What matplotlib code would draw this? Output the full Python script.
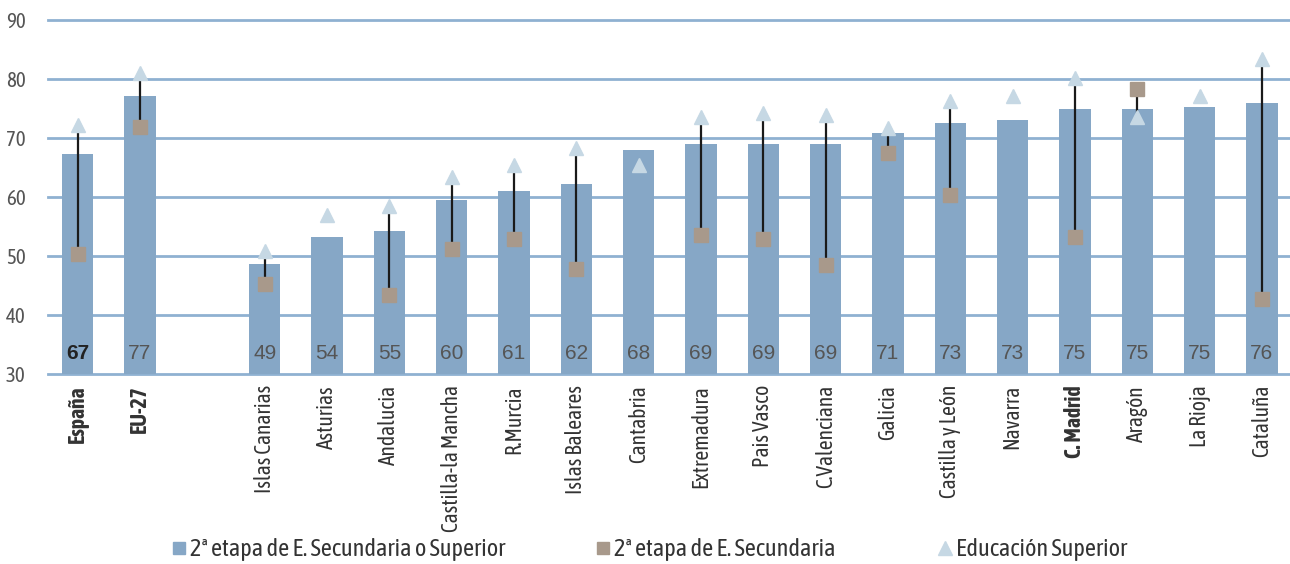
import numpy as np
import matplotlib
matplotlib.use("Agg")
import matplotlib.pyplot as plt
from matplotlib.lines import Line2D
from matplotlib import font_manager

# buscar una fuente estrecha (con negrita si es posible)
pesos = {}
for f in font_manager.fontManager.ttflist:
    if 'Narrow' in f.name or 'Condensed' in f.name:
        pesos.setdefault(f.name, set()).add(str(f.weight))
con_negrita = [n for n, w in pesos.items() if 'bold' in w or '700' in w]
if con_negrita:
    fam_e, st_e, fam_b = [con_negrita[0], 'DejaVu Sans'], 'normal', [con_negrita[0], 'DejaVu Sans']
elif pesos:
    fam_e, st_e, fam_b = [list(pesos)[0], 'DejaVu Sans'], 'normal', ['Liberation Sans', 'DejaVu Sans']
else:
    fam_e, st_e, fam_b = ['DejaVu Sans'], 'condensed', ['DejaVu Sans']

plt.rcParams['font.family'] = ['Liberation Sans', 'DejaVu Sans']

# datos
regiones = ["España", "EU-27", "", "Islas Canarias", "Asturias", "Andalucia",
            "Castilla-la Mancha", "R.Murcia", "Islas Baleares", "Cantabria",
            "Extremadura", "Pais Vasco", "C.Valenciana", "Galicia",
            "Castilla y León", "Navarra", "C. Madrid", "Aragón", "La Rioja", "Cataluña"]
sec_o_sup = [67.2, 77.1, np.nan, 48.6, 53.2, 54.2, 59.5, 61.0, 62.2, 68.0,
             69.0, 69.0, 69.0, 70.8, 72.5, 73.0, 74.9, 74.9, 75.2, 75.9]
secundaria = [50.3, 71.9, np.nan, 45.3, np.nan, 43.3, 51.2, 52.9, 47.8, np.nan,
              53.5, 52.9, 48.5, 67.5, 60.3, np.nan, 53.2, 78.3, np.nan, 42.7]
superior = [72.2, 81.0, np.nan, 50.8, 56.9, 58.5, 63.4, 65.4, 68.3, 65.4,
            73.6, 74.2, 73.9, 71.7, 76.3, 77.0, 80.2, 73.6, 77.1, 83.4]
etiquetas = ["67", "77", "", "49", "54", "55", "60", "61", "62", "68",
             "69", "69", "69", "71", "73", "73", "75", "75", "75", "76"]
negrita = ["España", "EU-27", "C. Madrid"]

c_barra = '#86a7c6'
c_sec = '#a8998b'
c_sup = '#c6d8e4'
c_grid = '#8fb1d1'

fig = plt.figure(figsize=(12.9, 5.64), dpi=100)
ax = fig.add_axes([0.037, 0.337, 0.963, 0.628])

x = np.arange(len(regiones))
ax.set_xlim(-0.48, len(regiones) - 0.55)
ax.set_ylim(30, 90)

# lineas de la rejilla
for v in range(30, 100, 10):
    ax.axhline(v, color=c_grid, lw=2, zorder=0, clip_on=False)

ax.bar(x, sec_o_sup, width=0.5, bottom=0, color=c_barra, zorder=2)

# lineas entre secundaria y superior
for xi, a, b in zip(x, secundaria, superior):
    if not np.isnan(a) and not np.isnan(b):
        ax.plot([xi, xi], [a, b], color='#1a1a1a', lw=1.6, zorder=3)

ax.plot(x, secundaria, 's', color=c_sec, ms=9.5, ls='none', zorder=4)
ax.plot(x, superior, '^', color=c_sup, ms=10, ls='none', zorder=4)

# valores dentro de las barras
for xi, t, r in zip(x, etiquetas, regiones):
    if r == "España":
        ax.text(xi, 33.4, t, ha='center', va='center', fontsize=15, color='#222222', fontweight='bold', zorder=5)
    else:
        ax.text(xi, 33.4, t, ha='center', va='center', fontsize=15, color='#555555', zorder=5)

ax.set_xticks(x)
ax.set_xticklabels(regiones, rotation=90, fontsize=15.5, color='#333333', family=fam_e, stretch=st_e)
for lab in ax.get_xticklabels():
    if lab.get_text() in negrita:
        lab.set_fontweight('bold')
        lab.set_family(fam_b)
ax.set_yticks(range(30, 100, 10))
ax.set_yticklabels([str(v) for v in range(30, 100, 10)], family=fam_e, stretch=st_e)
ax.tick_params(axis='y', length=0, pad=16, labelsize=15, labelcolor='#555555')
ax.tick_params(axis='x', length=0, pad=8)
for s in ax.spines.values():
    s.set_visible(False)

# leyenda
entradas = [
    (Line2D([], [], marker='s', color=c_barra, ls='none', ms=9), "2ª etapa de E. Secundaria o Superior", 0.133),
    (Line2D([], [], marker='s', color=c_sec, ls='none', ms=9), "2ª etapa de E. Secundaria", 0.462),
    (Line2D([], [], marker='^', color=c_sup, ls='none', ms=10), "Educación Superior", 0.727),
]
for h, t, px in entradas:
    fig.legend([h], [t], loc='center left', bbox_to_anchor=(px, 0.025), frameon=False,
               prop={'family': fam_e, 'stretch': st_e, 'size': 17.5},
               handletextpad=0.15, handlelength=0.6, borderpad=0, borderaxespad=0,
               labelcolor='#333333')

fig.savefig('out.png', dpi=100)
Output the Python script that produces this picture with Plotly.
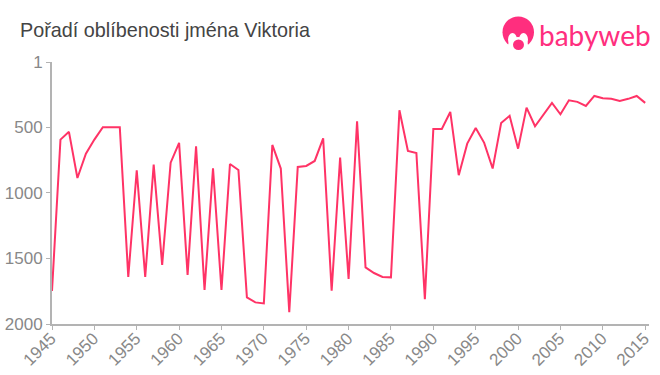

Do this:
Set down all the data again exactly as above, pictures excluded.

Result:
What matplotlib code would draw this? Output the full Python script.
import numpy as np
import matplotlib
matplotlib.use("Agg")
import matplotlib.pyplot as plt
from matplotlib.lines import Line2D
from matplotlib import font_manager

# buscar una fuente estrecha (con negrita si es posible)
pesos = {}
for f in font_manager.fontManager.ttflist:
    if 'Narrow' in f.name or 'Condensed' in f.name:
        pesos.setdefault(f.name, set()).add(str(f.weight))
con_negrita = [n for n, w in pesos.items() if 'bold' in w or '700' in w]
if con_negrita:
    fam_e, st_e, fam_b = [con_negrita[0], 'DejaVu Sans'], 'normal', [con_negrita[0], 'DejaVu Sans']
elif pesos:
    fam_e, st_e, fam_b = [list(pesos)[0], 'DejaVu Sans'], 'normal', ['Liberation Sans', 'DejaVu Sans']
else:
    fam_e, st_e, fam_b = ['DejaVu Sans'], 'condensed', ['DejaVu Sans']

plt.rcParams['font.family'] = ['Liberation Sans', 'DejaVu Sans']

# datos
regiones = ["España", "EU-27", "", "Islas Canarias", "Asturias", "Andalucia",
            "Castilla-la Mancha", "R.Murcia", "Islas Baleares", "Cantabria",
            "Extremadura", "Pais Vasco", "C.Valenciana", "Galicia",
            "Castilla y León", "Navarra", "C. Madrid", "Aragón", "La Rioja", "Cataluña"]
sec_o_sup = [67.2, 77.1, np.nan, 48.6, 53.2, 54.2, 59.5, 61.0, 62.2, 68.0,
             69.0, 69.0, 69.0, 70.8, 72.5, 73.0, 74.9, 74.9, 75.2, 75.9]
secundaria = [50.3, 71.9, np.nan, 45.3, np.nan, 43.3, 51.2, 52.9, 47.8, np.nan,
              53.5, 52.9, 48.5, 67.5, 60.3, np.nan, 53.2, 78.3, np.nan, 42.7]
superior = [72.2, 81.0, np.nan, 50.8, 56.9, 58.5, 63.4, 65.4, 68.3, 65.4,
            73.6, 74.2, 73.9, 71.7, 76.3, 77.0, 80.2, 73.6, 77.1, 83.4]
etiquetas = ["67", "77", "", "49", "54", "55", "60", "61", "62", "68",
             "69", "69", "69", "71", "73", "73", "75", "75", "75", "76"]
negrita = ["España", "EU-27", "C. Madrid"]

c_barra = '#86a7c6'
c_sec = '#a8998b'
c_sup = '#c6d8e4'
c_grid = '#8fb1d1'

fig = plt.figure(figsize=(12.9, 5.64), dpi=100)
ax = fig.add_axes([0.037, 0.337, 0.963, 0.628])

x = np.arange(len(regiones))
ax.set_xlim(-0.48, len(regiones) - 0.55)
ax.set_ylim(30, 90)

# lineas de la rejilla
for v in range(30, 100, 10):
    ax.axhline(v, color=c_grid, lw=2, zorder=0, clip_on=False)

ax.bar(x, sec_o_sup, width=0.5, bottom=0, color=c_barra, zorder=2)

# lineas entre secundaria y superior
for xi, a, b in zip(x, secundaria, superior):
    if not np.isnan(a) and not np.isnan(b):
        ax.plot([xi, xi], [a, b], color='#1a1a1a', lw=1.6, zorder=3)

ax.plot(x, secundaria, 's', color=c_sec, ms=9.5, ls='none', zorder=4)
ax.plot(x, superior, '^', color=c_sup, ms=10, ls='none', zorder=4)

# valores dentro de las barras
for xi, t, r in zip(x, etiquetas, regiones):
    if r == "España":
        ax.text(xi, 33.4, t, ha='center', va='center', fontsize=15, color='#222222', fontweight='bold', zorder=5)
    else:
        ax.text(xi, 33.4, t, ha='center', va='center', fontsize=15, color='#555555', zorder=5)

ax.set_xticks(x)
ax.set_xticklabels(regiones, rotation=90, fontsize=15.5, color='#333333', family=fam_e, stretch=st_e)
for lab in ax.get_xticklabels():
    if lab.get_text() in negrita:
        lab.set_fontweight('bold')
        lab.set_family(fam_b)
ax.set_yticks(range(30, 100, 10))
ax.set_yticklabels([str(v) for v in range(30, 100, 10)], family=fam_e, stretch=st_e)
ax.tick_params(axis='y', length=0, pad=16, labelsize=15, labelcolor='#555555')
ax.tick_params(axis='x', length=0, pad=8)
for s in ax.spines.values():
    s.set_visible(False)

# leyenda
entradas = [
    (Line2D([], [], marker='s', color=c_barra, ls='none', ms=9), "2ª etapa de E. Secundaria o Superior", 0.133),
    (Line2D([], [], marker='s', color=c_sec, ls='none', ms=9), "2ª etapa de E. Secundaria", 0.462),
    (Line2D([], [], marker='^', color=c_sup, ls='none', ms=10), "Educación Superior", 0.727),
]
for h, t, px in entradas:
    fig.legend([h], [t], loc='center left', bbox_to_anchor=(px, 0.025), frameon=False,
               prop={'family': fam_e, 'stretch': st_e, 'size': 17.5},
               handletextpad=0.15, handlelength=0.6, borderpad=0, borderaxespad=0,
               labelcolor='#333333')

fig.savefig('out.png', dpi=100)
Output the Python script that produces this picture with Plotly.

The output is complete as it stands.